** start of Data rows **
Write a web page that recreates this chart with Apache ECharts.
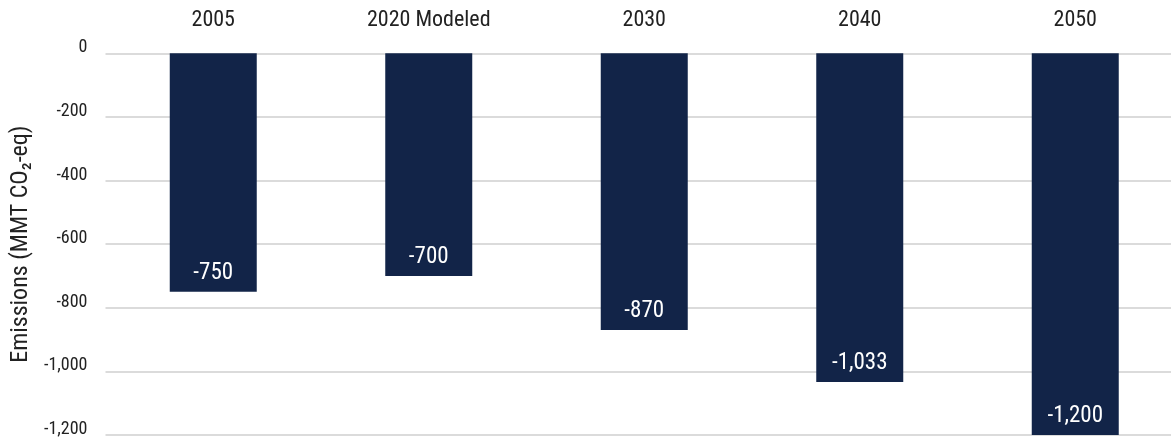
<!DOCTYPE html>
<html>
<head>
<meta charset="utf-8">
<script src="https://cdn.jsdelivr.net/npm/echarts@6/dist/echarts.min.js"></script>
<style>
html,body{margin:0;padding:0;background:#fff;}
#chart{width:1171px;height:438px;}
</style>
</head>
<body>
<div id="chart"></div>
<script>
const categories = ['2005', '2020 Modeled', '2030', '2040', '2050'];
const emissions = [-750, -700, -870, -1033, -1200];
const yTicks = [0, -200, -400, -600, -800, -1000, -1200];

const FONT = '"Roboto Condensed", "Liberation Sans Narrow", Roboto, sans-serif';
function fmt(v) {
  const s = Math.abs(v).toString().replace(/\B(?=(\d{3})+(?!\d))/g, ',');
  return (v < 0 ? '-' : '') + s;
}

const chart = echarts.init(document.getElementById('chart'));
chart.setOption({
  animation: false,
  backgroundColor: '#ffffff',
  grid: { left: 105.5, top: 53.3, width: 1077.5, height: 381.7, containLabel: false, outerBoundsMode: 'none' },
  xAxis: {
    type: 'category',
    data: categories,
    position: 'top',
    axisLine: { show: false },
    axisTick: { show: false },
    axisLabel: { color: '#222222', fontSize: 22, fontFamily: FONT, margin: 22 }
  },
  yAxis: {
    type: 'value',
    min: yTicks[yTicks.length - 1],
    max: yTicks[0],
    interval: 200,
    name: 'Emissions (MMT CO₂-eq)',
    nameLocation: 'middle',
    nameGap: 65,
    nameTextStyle: { color: '#222222', fontSize: 24, fontFamily: FONT },
    axisLine: { show: false },
    axisTick: { show: false },
    axisLabel: {
      color: '#222222', fontSize: 18, fontFamily: FONT, margin: 18,
      formatter: v => '{t|' + fmt(v) + '}',
      rich: { t: { fontSize: 18, fontFamily: FONT, color: '#222222', padding: [0, 0, 11, 0] } }
    },
    splitLine: { lineStyle: { color: '#cfcfcf', width: 1.5 } }
  },
  series: [{
    type: 'bar',
    data: emissions,
    barWidth: 87,
    itemStyle: { color: '#122448' },
    label: {
      show: true,
      position: 'insideBottom',
      distance: 7,
      color: '#ffffff',
      fontSize: 23,
      fontFamily: FONT,
      formatter: p => fmt(p.value)
    }
  }]
});
</script>
</body>
</html>
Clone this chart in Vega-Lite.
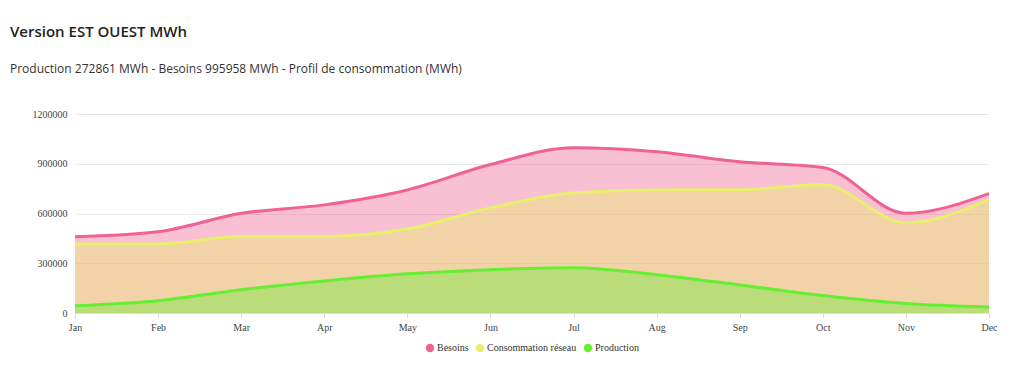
** end of Data rows **
Given problem
Every line above should be returned exactly; the pictures stay out.

Response for this exercise
Write a web page that recreates this chart with Apache ECharts.
<!DOCTYPE html>
<html>
<head>
<meta charset="utf-8">
<script src="https://cdn.jsdelivr.net/npm/echarts@6/dist/echarts.min.js"></script>
<style>
html,body{margin:0;padding:0;background:#fff;}
#chart{width:1171px;height:438px;}
</style>
</head>
<body>
<div id="chart"></div>
<script>
const categories = ['2005', '2020 Modeled', '2030', '2040', '2050'];
const emissions = [-750, -700, -870, -1033, -1200];
const yTicks = [0, -200, -400, -600, -800, -1000, -1200];

const FONT = '"Roboto Condensed", "Liberation Sans Narrow", Roboto, sans-serif';
function fmt(v) {
  const s = Math.abs(v).toString().replace(/\B(?=(\d{3})+(?!\d))/g, ',');
  return (v < 0 ? '-' : '') + s;
}

const chart = echarts.init(document.getElementById('chart'));
chart.setOption({
  animation: false,
  backgroundColor: '#ffffff',
  grid: { left: 105.5, top: 53.3, width: 1077.5, height: 381.7, containLabel: false, outerBoundsMode: 'none' },
  xAxis: {
    type: 'category',
    data: categories,
    position: 'top',
    axisLine: { show: false },
    axisTick: { show: false },
    axisLabel: { color: '#222222', fontSize: 22, fontFamily: FONT, margin: 22 }
  },
  yAxis: {
    type: 'value',
    min: yTicks[yTicks.length - 1],
    max: yTicks[0],
    interval: 200,
    name: 'Emissions (MMT CO₂-eq)',
    nameLocation: 'middle',
    nameGap: 65,
    nameTextStyle: { color: '#222222', fontSize: 24, fontFamily: FONT },
    axisLine: { show: false },
    axisTick: { show: false },
    axisLabel: {
      color: '#222222', fontSize: 18, fontFamily: FONT, margin: 18,
      formatter: v => '{t|' + fmt(v) + '}',
      rich: { t: { fontSize: 18, fontFamily: FONT, color: '#222222', padding: [0, 0, 11, 0] } }
    },
    splitLine: { lineStyle: { color: '#cfcfcf', width: 1.5 } }
  },
  series: [{
    type: 'bar',
    data: emissions,
    barWidth: 87,
    itemStyle: { color: '#122448' },
    label: {
      show: true,
      position: 'insideBottom',
      distance: 7,
      color: '#ffffff',
      fontSize: 23,
      fontFamily: FONT,
      formatter: p => fmt(p.value)
    }
  }]
});
</script>
</body>
</html>
Clone this chart in Vega-Lite.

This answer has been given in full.